EXERCISE REQUIREMENTS:
Restate each line of the listing exactly, without carrying over any pictures.

◇ ◇ ◇ ◇

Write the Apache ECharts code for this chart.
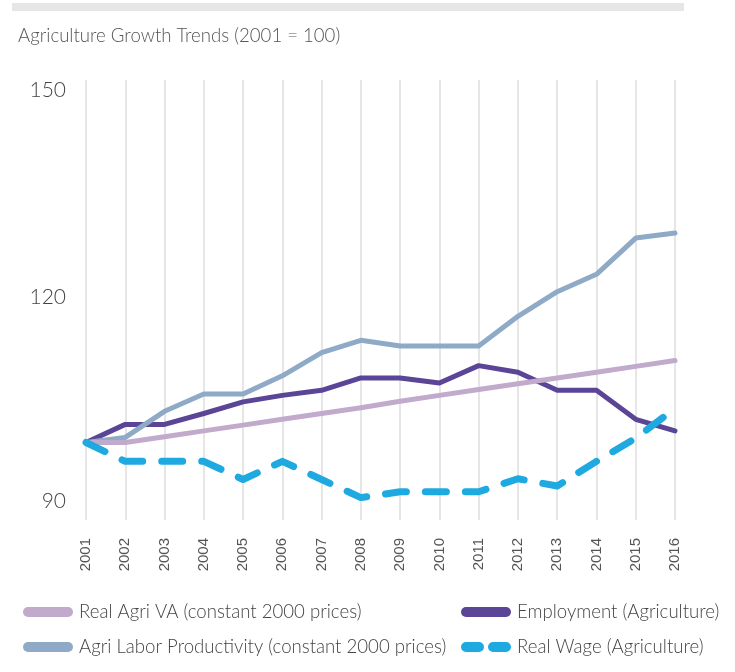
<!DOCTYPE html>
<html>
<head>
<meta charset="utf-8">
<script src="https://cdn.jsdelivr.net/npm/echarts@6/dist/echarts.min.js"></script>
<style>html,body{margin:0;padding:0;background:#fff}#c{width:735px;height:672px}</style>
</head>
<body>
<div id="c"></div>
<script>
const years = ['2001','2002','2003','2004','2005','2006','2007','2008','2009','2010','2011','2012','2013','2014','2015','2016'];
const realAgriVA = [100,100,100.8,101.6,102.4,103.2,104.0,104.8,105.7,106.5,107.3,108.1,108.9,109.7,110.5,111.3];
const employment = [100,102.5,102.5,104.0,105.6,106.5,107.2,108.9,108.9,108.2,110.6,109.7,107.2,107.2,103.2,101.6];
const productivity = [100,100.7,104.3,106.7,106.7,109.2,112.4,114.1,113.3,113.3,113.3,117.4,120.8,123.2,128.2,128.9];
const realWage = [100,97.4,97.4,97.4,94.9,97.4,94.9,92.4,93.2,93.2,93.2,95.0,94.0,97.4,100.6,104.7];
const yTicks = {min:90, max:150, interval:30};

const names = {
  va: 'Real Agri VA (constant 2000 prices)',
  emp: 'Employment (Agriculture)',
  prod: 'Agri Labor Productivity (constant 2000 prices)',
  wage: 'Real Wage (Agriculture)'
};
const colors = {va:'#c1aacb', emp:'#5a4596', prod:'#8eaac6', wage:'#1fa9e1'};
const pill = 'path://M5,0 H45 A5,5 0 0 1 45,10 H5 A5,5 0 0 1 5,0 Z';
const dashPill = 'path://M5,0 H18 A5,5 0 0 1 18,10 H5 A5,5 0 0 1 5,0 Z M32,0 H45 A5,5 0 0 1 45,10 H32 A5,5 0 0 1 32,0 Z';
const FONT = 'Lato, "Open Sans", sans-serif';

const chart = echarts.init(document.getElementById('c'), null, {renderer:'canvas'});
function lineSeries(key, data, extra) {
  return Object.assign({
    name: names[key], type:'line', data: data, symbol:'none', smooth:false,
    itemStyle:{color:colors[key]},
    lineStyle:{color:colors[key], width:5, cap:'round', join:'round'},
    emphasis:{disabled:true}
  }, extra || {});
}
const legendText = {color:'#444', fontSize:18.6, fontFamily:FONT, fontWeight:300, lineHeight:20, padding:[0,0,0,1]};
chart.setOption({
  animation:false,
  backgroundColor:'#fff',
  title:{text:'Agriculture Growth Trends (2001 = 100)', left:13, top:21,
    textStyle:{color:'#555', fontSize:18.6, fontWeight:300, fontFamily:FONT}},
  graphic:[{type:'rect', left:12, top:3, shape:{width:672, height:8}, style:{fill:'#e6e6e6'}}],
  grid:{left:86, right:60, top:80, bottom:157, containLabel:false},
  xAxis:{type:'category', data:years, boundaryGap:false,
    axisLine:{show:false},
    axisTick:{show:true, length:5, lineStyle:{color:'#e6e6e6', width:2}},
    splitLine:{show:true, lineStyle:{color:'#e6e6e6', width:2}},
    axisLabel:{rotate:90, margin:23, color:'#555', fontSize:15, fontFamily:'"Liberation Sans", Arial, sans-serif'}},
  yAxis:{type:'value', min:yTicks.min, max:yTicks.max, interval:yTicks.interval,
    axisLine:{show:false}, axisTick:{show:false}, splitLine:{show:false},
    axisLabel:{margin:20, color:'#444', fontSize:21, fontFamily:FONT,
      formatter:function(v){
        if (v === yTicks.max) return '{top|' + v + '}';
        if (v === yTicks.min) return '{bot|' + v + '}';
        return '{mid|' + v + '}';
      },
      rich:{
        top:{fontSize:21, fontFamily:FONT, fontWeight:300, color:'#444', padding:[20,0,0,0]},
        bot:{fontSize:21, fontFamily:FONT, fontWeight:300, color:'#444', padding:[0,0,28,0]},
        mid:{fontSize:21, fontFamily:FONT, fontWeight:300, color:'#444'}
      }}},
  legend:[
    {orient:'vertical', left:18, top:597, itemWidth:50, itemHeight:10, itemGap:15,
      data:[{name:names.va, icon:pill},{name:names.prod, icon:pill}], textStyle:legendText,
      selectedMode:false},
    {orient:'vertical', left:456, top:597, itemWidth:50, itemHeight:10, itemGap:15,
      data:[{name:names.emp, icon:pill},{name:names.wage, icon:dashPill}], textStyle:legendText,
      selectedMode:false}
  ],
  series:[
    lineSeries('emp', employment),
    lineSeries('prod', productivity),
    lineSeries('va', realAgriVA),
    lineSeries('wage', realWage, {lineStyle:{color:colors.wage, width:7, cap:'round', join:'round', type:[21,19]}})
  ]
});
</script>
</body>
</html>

◇ ◇ ◇ ◇

ANSWER BELOW:
Write the Apache ECharts code for this chart.
<!DOCTYPE html>
<html>
<head>
<meta charset="utf-8">
<script src="https://cdn.jsdelivr.net/npm/echarts@6/dist/echarts.min.js"></script>
<style>html,body{margin:0;padding:0;background:#fff}#c{width:735px;height:672px}</style>
</head>
<body>
<div id="c"></div>
<script>
const years = ['2001','2002','2003','2004','2005','2006','2007','2008','2009','2010','2011','2012','2013','2014','2015','2016'];
const realAgriVA = [100,100,100.8,101.6,102.4,103.2,104.0,104.8,105.7,106.5,107.3,108.1,108.9,109.7,110.5,111.3];
const employment = [100,102.5,102.5,104.0,105.6,106.5,107.2,108.9,108.9,108.2,110.6,109.7,107.2,107.2,103.2,101.6];
const productivity = [100,100.7,104.3,106.7,106.7,109.2,112.4,114.1,113.3,113.3,113.3,117.4,120.8,123.2,128.2,128.9];
const realWage = [100,97.4,97.4,97.4,94.9,97.4,94.9,92.4,93.2,93.2,93.2,95.0,94.0,97.4,100.6,104.7];
const yTicks = {min:90, max:150, interval:30};

const names = {
  va: 'Real Agri VA (constant 2000 prices)',
  emp: 'Employment (Agriculture)',
  prod: 'Agri Labor Productivity (constant 2000 prices)',
  wage: 'Real Wage (Agriculture)'
};
const colors = {va:'#c1aacb', emp:'#5a4596', prod:'#8eaac6', wage:'#1fa9e1'};
const pill = 'path://M5,0 H45 A5,5 0 0 1 45,10 H5 A5,5 0 0 1 5,0 Z';
const dashPill = 'path://M5,0 H18 A5,5 0 0 1 18,10 H5 A5,5 0 0 1 5,0 Z M32,0 H45 A5,5 0 0 1 45,10 H32 A5,5 0 0 1 32,0 Z';
const FONT = 'Lato, "Open Sans", sans-serif';

const chart = echarts.init(document.getElementById('c'), null, {renderer:'canvas'});
function lineSeries(key, data, extra) {
  return Object.assign({
    name: names[key], type:'line', data: data, symbol:'none', smooth:false,
    itemStyle:{color:colors[key]},
    lineStyle:{color:colors[key], width:5, cap:'round', join:'round'},
    emphasis:{disabled:true}
  }, extra || {});
}
const legendText = {color:'#444', fontSize:18.6, fontFamily:FONT, fontWeight:300, lineHeight:20, padding:[0,0,0,1]};
chart.setOption({
  animation:false,
  backgroundColor:'#fff',
  title:{text:'Agriculture Growth Trends (2001 = 100)', left:13, top:21,
    textStyle:{color:'#555', fontSize:18.6, fontWeight:300, fontFamily:FONT}},
  graphic:[{type:'rect', left:12, top:3, shape:{width:672, height:8}, style:{fill:'#e6e6e6'}}],
  grid:{left:86, right:60, top:80, bottom:157, containLabel:false},
  xAxis:{type:'category', data:years, boundaryGap:false,
    axisLine:{show:false},
    axisTick:{show:true, length:5, lineStyle:{color:'#e6e6e6', width:2}},
    splitLine:{show:true, lineStyle:{color:'#e6e6e6', width:2}},
    axisLabel:{rotate:90, margin:23, color:'#555', fontSize:15, fontFamily:'"Liberation Sans", Arial, sans-serif'}},
  yAxis:{type:'value', min:yTicks.min, max:yTicks.max, interval:yTicks.interval,
    axisLine:{show:false}, axisTick:{show:false}, splitLine:{show:false},
    axisLabel:{margin:20, color:'#444', fontSize:21, fontFamily:FONT,
      formatter:function(v){
        if (v === yTicks.max) return '{top|' + v + '}';
        if (v === yTicks.min) return '{bot|' + v + '}';
        return '{mid|' + v + '}';
      },
      rich:{
        top:{fontSize:21, fontFamily:FONT, fontWeight:300, color:'#444', padding:[20,0,0,0]},
        bot:{fontSize:21, fontFamily:FONT, fontWeight:300, color:'#444', padding:[0,0,28,0]},
        mid:{fontSize:21, fontFamily:FONT, fontWeight:300, color:'#444'}
      }}},
  legend:[
    {orient:'vertical', left:18, top:597, itemWidth:50, itemHeight:10, itemGap:15,
      data:[{name:names.va, icon:pill},{name:names.prod, icon:pill}], textStyle:legendText,
      selectedMode:false},
    {orient:'vertical', left:456, top:597, itemWidth:50, itemHeight:10, itemGap:15,
      data:[{name:names.emp, icon:pill},{name:names.wage, icon:dashPill}], textStyle:legendText,
      selectedMode:false}
  ],
  series:[
    lineSeries('emp', employment),
    lineSeries('prod', productivity),
    lineSeries('va', realAgriVA),
    lineSeries('wage', realWage, {lineStyle:{color:colors.wage, width:7, cap:'round', join:'round', type:[21,19]}})
  ]
});
</script>
</body>
</html>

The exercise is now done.